Advocates for prison reform commemorated the Sunday, September 13 anniversary of the Attica prison uprising with protests in New York City and Albany, calling for improved treatment of incarcerated people.
Forty-nine years ago, inmates at Attica Correctional Facility in New York, who described the conditions of their confinement as little short of torture, led an uprising and took control of the prison for five days. In the violence as the prisoners established control, and then as the state re-established its control, 10 prison guards, a state trooper and 33 inmates died. The dramatic story captured national attention: allegations of the mistreatment of prisoners preceding the uprising and of brutal, indiscriminate vengeance against prisoners once the state had re-established control stood out in the national conversation about prison reform.
At the protests, formerly incarcerated persons (including some who had survived the violence at Attica), family members of currently incarcerated people, and concerned community members advocated for a broad range of changes to New York’s prison practices.
One demand was for support of the Humane Alternatives to Long-Term (HALT) Solitary Confinement Act in the state legislature.
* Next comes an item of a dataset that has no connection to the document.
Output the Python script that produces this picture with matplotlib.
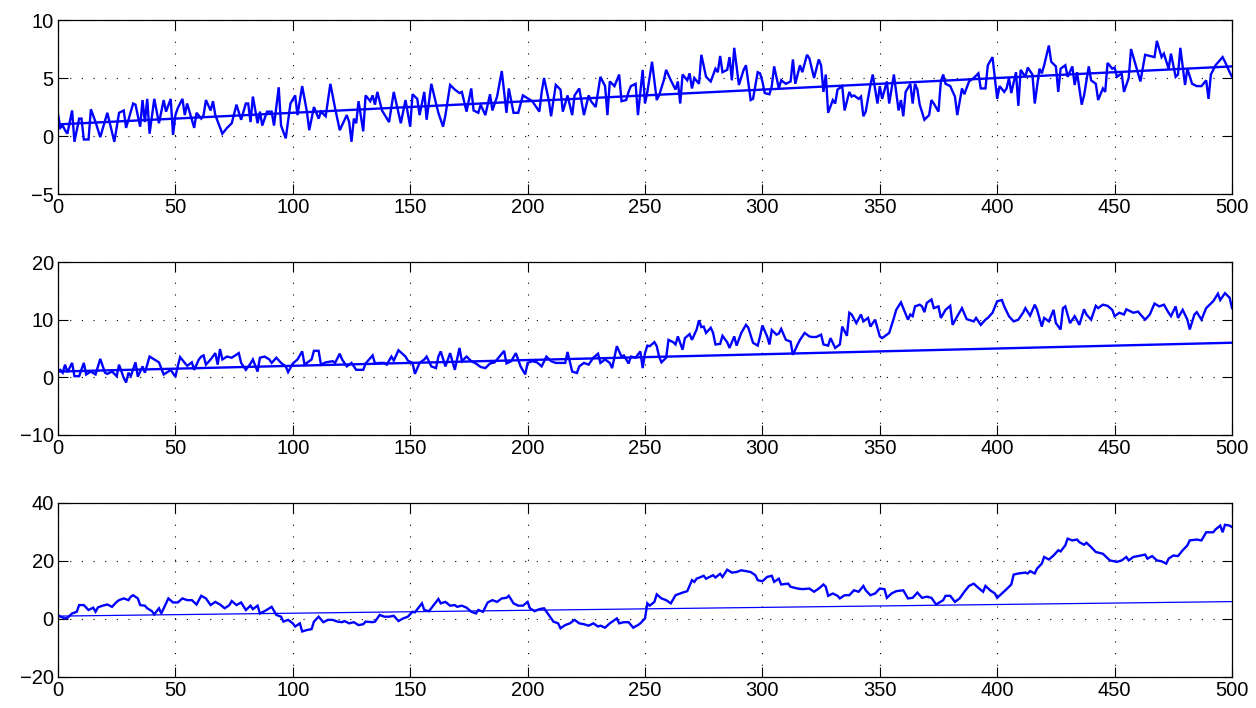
import matplotlib
matplotlib.use("Agg")
import matplotlib.pyplot as plt
import numpy as np

plt.rcParams['font.family'] = ['Liberation Sans', 'DejaVu Sans']

# ---------------- data ----------------
trend_x = [0, 500]
trend_y = [1, 6]

p1 = """0 1.9;1 0.7;2 0.9;3 0.5;4 0.2;6 2.2;7 -0.5;9 1.5;10 1.5;11 -0.3;13 -0.3;14 2.3;16 1.2;18 -0.1;21 2.0;24 -0.5;
26 2.0;28 2.2;29 0.7;32 2.8;33 2.7;35 0.8;36 3.1;37 1.2;38 3.2;39 0.2;41 3.2;43 1.1;45 3.1;46 2.1;48 3.2;49 0.1;
50 1.8;51 2.4;53 3.2;54 1.8;55 2.8;56 2.1;58 0.7;59 2.0;61 1.5;62 1.8;63 3.1;65 2.2;66 3.0;67 1.8;70 0.2;72 0.7;
74 1.1;76 2.7;78 1.4;80 2.8;81 2.8;82 1.2;83 3.4;85 1.1;86 2.1;87 0.9;89 2.1;91 2.1;92 0.9;94 4.2;95 0.9;97 -0.2;
99 2.8;101 3.5;102 1.8;104 4.3;106 2.1;107 0.5;109 2.5;111 1.5;112 2.1;114 1.7;116 4.5;118 2.4;120 0.5;123 1.8;
124 1.2;125 -0.5;126 1.5;127 1.1;128 3.0;130 0.4;131 3.5;133 3.0;134 3.5;135 2.7;136 3.8;138 2.2;141 1.2;143 3.8;
146 1.1;148 3.1;150 0.8;151 3.6;153 3.2;154 1.8;156 3.8;157 1.4;159 4.5;161 2.8;162 2.0;164 0.8;165 1.8;167 4.4;
169 4.0;171 3.7;172 3.8;174 2.1;176 4.1;177 2.2;179 2.0;180 2.7;182 1.8;184 3.6;185 2.2;187 3.4;189 5.6;191 2.0;
192 4.1;194 2.0;196 2.0;198 3.5;202 3.0;203 2.7;205 2.1;206 3.8;207 5.0;209 3.1;210 1.7;212 4.4;214 4.0;215 2.1;
217 3.5;219 1.8;220 3.5;222 4.1;224 1.8;226 3.5;227 3.0;229 2.5;231 5.1;233 4.3;234 1.8;235 4.7;237 4.3;239 5.3;
240 3.0;242 3.1;243 3.8;244 4.3;246 4.5;247 1.8;249 5.7;250 2.8;251 3.8;253 6.4;255 3.1;256 3.5;258 4.8;259 5.7;
261 4.8;263 4.0;264 4.7;265 2.8;266 5.3;268 4.8;269 5.4;270 4.1;271 5.0;273 4.5;274 7.0;276 5.1;278 4.7;280 5.8;
281 5.5;282 6.9;283 5.5;285 5.7;286 6.8;287 4.8;288 7.6;290 4.4;292 5.7;293 6.1;295 3.1;296 3.2;298 5.5;299 5.4;
300 4.7;301 3.7;303 3.6;304 4.3;305 6.0;307 4.1;308 4.8;310 4.5;312 4.7;313 6.6;314 4.5;316 6.1;317 5.5;319 7.0;
320 6.7;322 5.0;324 6.6;325 6.1;326 3.8;327 5.3;328 2.0;330 3.1;331 2.8;332 4.0;334 4.3;335 2.2;337 3.8;338 3.4;
339 3.5;341 3.2;342 3.4;343 1.7;344 2.1;346 4.4;347 5.3;349 2.8;350 4.3;351 3.2;353 4.7;354 2.8;356 5.3;358 2.2;
359 3.1;360 1.7;361 3.8;363 4.5;364 2.8;365 4.5;366 4.0;367 2.7;369 1.4;371 1.8;372 3.1;373 2.8;375 2.1;376 4.7;
377 5.3;378 4.5;380 4.3;382 3.4;383 1.8;385 4.1;386 3.6;388 4.7;390 5.0;392 5.4;393 4.1;395 4.1;396 6.1;398 6.8;
400 3.2;401 4.3;403 3.8;404 4.1;405 5.0;406 3.7;408 5.5;409 2.6;410 5.7;412 5.1;413 5.9;415 5.3;416 2.8;418 5.8;
419 5.4;420 6.1;422 7.8;423 6.4;425 6.0;426 3.8;427 5.8;429 6.1;430 5.1;432 6.0;433 4.4;434 5.5;436 2.7;437 3.5;
439 6.0;440 4.8;442 4.5;443 3.1;445 4.1;446 3.8;447 6.3;449 5.8;450 5.9;451 5.1;453 5.4;454 3.8;456 5.0;457 7.5;
459 6.1;461 4.7;463 7.0;465 6.9;467 6.8;468 8.2;470 6.8;471 7.1;473 5.8;474 7.1;476 5.1;477 5.3;478 7.6;480 4.4;
481 5.8;483 4.5;485 4.3;487 4.3;489 4.8;490 3.2;491 5.3;493 6.1;496 6.8;497 6.4;499 5.5;500 5.1"""

p2 = """0 1.0;1 1.3;2 0.8;3 2.2;4 0.9;6 2.5;7 0.2;9 0.2;11 2.5;12 0.5;14 1.0;16 0.5;18 3.2;20 0.8;21 0.6;23 1.0;25 0.2;
26 2.2;28 -0.1;29 -0.9;30 0.8;31 0.2;33 2.6;34 0.1;36 1.9;37 0.8;39 3.6;41 3.1;43 2.6;45 0.5;47 1.0;48 1.3;50 0.1;
51 1.9;52 3.5;54 2.5;55 2.0;57 2.6;58 1.3;60 3.1;61 3.6;62 3.8;63 2.2;65 3.1;67 4.2;68 2.2;69 4.9;70 3.1;72 3.6;
74 3.4;77 4.2;78 2.5;80 1.3;82 2.4;83 3.1;85 1.0;86 3.4;88 3.6;90 3.1;91 2.5;93 3.4;95 2.5;97 1.9;98 0.9;100 2.4;
102 3.1;104 4.5;105 2.2;108 3.1;109 4.6;111 4.6;112 2.2;114 2.6;117 2.8;118 2.5;120 4.1;121 3.1;123 1.9;125 2.5;
127 1.3;130 1.3;131 2.4;134 3.8;135 2.4;137 2.5;139 2.5;140 2.2;142 3.6;143 2.9;145 4.7;148 3.6;149 2.9;151 2.5;
152 0.6;154 2.5;156 3.1;157 3.6;159 1.9;161 1.6;162 3.6;163 4.5;165 1.9;167 4.2;169 1.3;171 5.1;172 2.8;174 3.6;
176 2.8;178 2.4;180 1.8;182 1.6;184 2.4;186 2.6;188 3.6;190 4.6;191 2.4;193 2.8;195 4.2;197 1.9;199 0.5;200 2.5;
202 2.8;204 2.6;206 1.9;208 3.6;210 2.8;212 2.5;214 2.5;216 2.5;217 4.4;219 1.0;221 0.75;222 1.9;224 2.5;226 2.2;
228 3.4;230 4.1;231 2.5;233 3.1;235 2.5;236 1.6;238 5.4;240 3.6;241 3.8;243 2.4;244 3.6;246 3.4;248 4.5;249 1.6;
250 4.2;251 5.5;252 5.4;254 6.1;255 5.4;256 3.6;257 2.6;259 3.4;260 6.5;262 6.1;263 5.7;264 7.1;266 4.8;267 6.8;
269 7.5;270 6.5;272 8.3;273 9.9;274 8.7;275 8.8;276 7.7;278 8.6;279 7.7;280 5.7;282 5.8;283 7.2;285 6.1;286 5.1;
288 7.1;289 5.5;291 7.7;293 9.1;294 8.6;296 6.0;298 5.5;299 7.1;300 9.0;302 7.1;303 5.7;304 8.2;306 7.4;307 7.6;
308 8.4;310 6.5;312 6.2;313 3.9;315 5.7;316 6.5;318 7.7;320 7.1;321 7.0;323 7.0;325 7.4;326 5.7;328 5.5;329 6.8;
331 5.1;333 5.7;334 8.8;336 7.2;337 11.2;338 10.9;340 9.4;342 10.9;343 9.7;345 10.3;346 8.8;348 10.0;350 7.1;
351 6.8;353 7.4;354 7.7;356 10.3;357 11.7;359 13.0;360 12.0;362 10.0;363 10.9;364 10.6;365 12.3;367 12.6;368 12.3;
369 11.3;370 12.9;372 13.5;373 12.0;375 12.3;376 10.3;378 11.7;380 12.4;381 9.1;383 10.6;385 12.0;387 10.1;390 9.7;
391 10.3;393 9.1;395 10.0;396 10.3;398 11.2;400 13.2;402 13.4;403 12.3;405 10.6;407 9.7;409 10.0;411 11.2;412 12.0;
414 10.7;416 12.6;417 11.7;419 8.8;420 10.3;422 9.7;424 11.7;425 9.4;427 8.3;428 12.0;429 12.3;431 9.4;433 10.6;
435 9.1;437 11.8;438 10.9;440 10.0;442 12.4;443 12.0;445 12.6;447 12.4;449 11.7;450 10.6;452 11.2;454 10.9;455 11.8;
458 11.2;460 11.4;461 10.9;463 10.0;465 10.9;467 12.8;469 12.3;471 12.6;473 11.2;474 10.6;476 12.3;477 10.3;479 11.7;
481 10.0;482 8.3;484 10.9;485 11.3;487 10.0;489 12.0;491 12.8;492 13.2;494 14.5;495 13.4;497 14.6;499 13.8;500 12.0"""

p3 = """0 1.4;1 0.8;3 0.2;4 0.4;6 1.9;8 2.5;9 4.8;11 4.8;13 3.1;15 3.9;16 2.5;17 4.0;19 4.6;21 5.0;23 4.2;25 5.9;26 6.5;
28 7.1;30 6.5;31 7.7;32 8.2;34 7.1;35 4.8;37 4.6;38 3.7;40 2.7;41 1.6;43 3.7;44 1.9;47 7.1;49 5.7;51 5.7;53 7.1;
55 6.5;57 6.5;59 5.0;61 8.0;63 7.1;65 4.8;67 5.9;69 5.0;71 3.7;73 4.8;74 6.2;76 4.8;78 5.7;80 3.1;82 4.6;83 3.4;
85 4.6;86 1.9;88 2.7;90 3.7;91 4.2;93 1.4;95 0.8;96 -0.9;98 -0.3;100 -1.5;101 -2.6;103 -1.5;104 -4.3;106 -3.8;
108 -3.5;109 -0.9;111 0.8;113 -1.1;115 -0.3;117 -0.3;119 -0.9;121 -1.1;122 -0.7;124 -1.5;126 -1.1;128 -2.1;
130 -1.8;131 -0.9;134 -1.1;135 -0.9;137 1.4;139 0.8;141 0.8;143 1.1;145 -0.7;147 0.2;149 0.8;151 2.5;152 2.3;
155 5.4;156 3.1;158 2.7;160 4.8;162 6.9;163 5.4;165 5.9;167 4.6;169 4.8;170 4.2;172 4.6;174 3.9;176 2.5;178 1.9;
179 3.1;181 2.5;183 5.7;185 6.5;187 5.9;189 7.1;191 7.3;192 8.0;194 5.4;196 4.6;198 4.6;200 5.9;201 3.7;203 2.7;
205 3.4;207 3.7;209 1.4;211 -0.9;213 -1.5;214 -3.2;216 -2.1;218 -1.5;220 -0.3;222 -1.5;224 -1.8;226 -2.3;228 -1.5;
230 -2.6;231 -2.3;233 -3.0;235 -1.5;238 0.2;239 -1.5;241 -1.1;243 -1.1;245 -3.0;247 -2.1;248 -1.5;250 0.2;251 5.4;
252 4.6;254 5.9;255 8.5;257 7.1;259 6.5;261 5.4;263 8.2;266 9.1;268 9.6;270 13.4;271 12.8;272 13.9;275 14.9;
276 13.9;279 15.1;280 14.3;282 15.6;283 14.5;285 17.0;287 16.0;289 16.2;291 16.8;293 16.5;295 16.2;297 15.1;
298 13.4;300 13.0;302 14.5;304 14.9;305 12.8;307 13.9;308 11.9;311 12.2;312 11.1;315 10.5;317 10.3;320 10.5;
322 9.4;324 10.5;326 11.9;327 11.1;328 8.0;330 8.8;332 8.0;333 7.1;335 8.2;337 8.2;339 9.9;341 9.4;343 11.4;
344 9.9;346 8.2;348 8.8;350 10.5;352 10.3;353 7.3;355 8.8;357 9.6;360 9.9;362 7.1;364 7.3;366 9.1;368 7.3;
370 7.7;372 7.3;374 5.0;377 6.5;378 8.0;380 8.0;382 5.9;384 7.1;386 9.4;388 11.4;390 12.2;392 10.7;394 9.4;
395 11.4;397 9.9;399 8.8;400 7.3;402 8.8;404 10.3;406 11.9;407 15.3;409 15.7;412 16.0;413 15.7;414 16.5;416 15.7;
417 17.4;419 19.1;420 21.4;422 20.5;424 21.9;426 23.7;427 23.3;429 25.4;430 27.7;432 27.1;434 27.4;435 26.5;
437 25.6;438 26.3;440 24.8;442 23.1;445 22.5;447 21.0;448 20.2;451 19.7;453 20.2;455 21.4;456 20.2;458 21.4;
460 21.7;463 22.2;464 20.8;466 21.7;468 20.2;470 19.9;472 19.1;473 20.8;475 21.9;477 21.7;479 23.7;481 25.4;
482 27.1;485 27.4;487 27.1;489 29.9;492 29.9;493 30.9;495 32.2;496 29.9;497 32.5;499 32.2;500 31.7"""


def parse(s):
    pairs = [t.split() for t in s.replace("\n", "").split(";") if t.strip()]
    return [float(a) for a, b in pairs], [float(b) for a, b in pairs]


x1, y1 = parse(p1)
x2, y2 = parse(p2)
x3, y3 = parse(p3)

xticks = list(range(0, 501, 50))
yticks1 = [-5, 0, 5, 10]
yticks2 = [-10, 0, 10, 20]
yticks3 = [-20, 0, 20, 40]

# ---------------- figure ----------------
fig = plt.figure(figsize=(12.56, 7.08), dpi=100)
L, W = 58 / 1256, (1232 - 58) / 1256
rects = [(20, 194), (262, 435), (503, 677)]
panels = [(x1, y1, yticks1, 1.7), (x2, y2, yticks2, 1.7), (x3, y3, yticks3, 0.9)]
blue = (0, 0, 1)

for (top, bot), (xs, ys, yt, tw) in zip(rects, panels):
    ax = fig.add_axes([L, 1 - bot / 708, W, (bot - top) / 708])
    ax.plot(xs, ys, color=blue, lw=1.7, solid_joinstyle='miter')
    ax.plot(trend_x, trend_y, color=blue, lw=tw)
    ax.set_xlim(0, 500)
    ax.set_ylim(yt[0], yt[-1])
    ax.set_xticks(xticks)
    ax.set_yticks(yt)
    ax.grid(True, color='black', linestyle=(0, (1, 9.5)), linewidth=0.8)
    ax.tick_params(direction='in', top=True, right=True, length=7,
                   labelsize=14.5, width=0.8, pad=3)
    for s in ax.spines.values():
        s.set_linewidth(0.9)

fig.savefig("out.png", dpi=100)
The Act would “provide for mental health screening and a heightened level of care for prisoners placed into segregated confinement” and “prohibit placement of any inmate and segregated confinement for more than 15 consecutive days or 20 out of 60 days unless specific acts are committed while in such confinement,” among other reforms to solitary confinement practices. The justification section of the Act points out that “on any given day, there are nearly 3,000 people, disproportionately people of color, in state prisons in Special Housing Units (SHU) and thousands more in other forms of isolation.”
Protesters also advocated for measures to expand parole opportunities for the elderly and to protect transgender individuals.
The protests took place against the backdrop not only of the Attica anniversary but also of the COVID-19 pandemic. In the last few months, legal aid organizations have pushed for action in light of the danger of the spread of COVID-19 in jail settings. In May the New York Civil Liberties Union sued the New York State Department of Corrections and Community Supervision to obtain the release of medically vulnerable inmates.
New York Governor Andrew Cuomo has been a partial ally to critics of the state’s criminal punishment system, closing several small and mid-sized correctional facilities during his tenure. New York Mayor Bill de Blasio has also expressed some sympathy with the protesters’ demands, including specifically acknowledging the need to end solitary confinement. Advocacy groups behind the protest, such as the New York Campaign for Alternatives to Isolated Confinement, are pressing the mayor and other leaders to eschew
“delay tactics” and take immediate steps to improve prison conditions.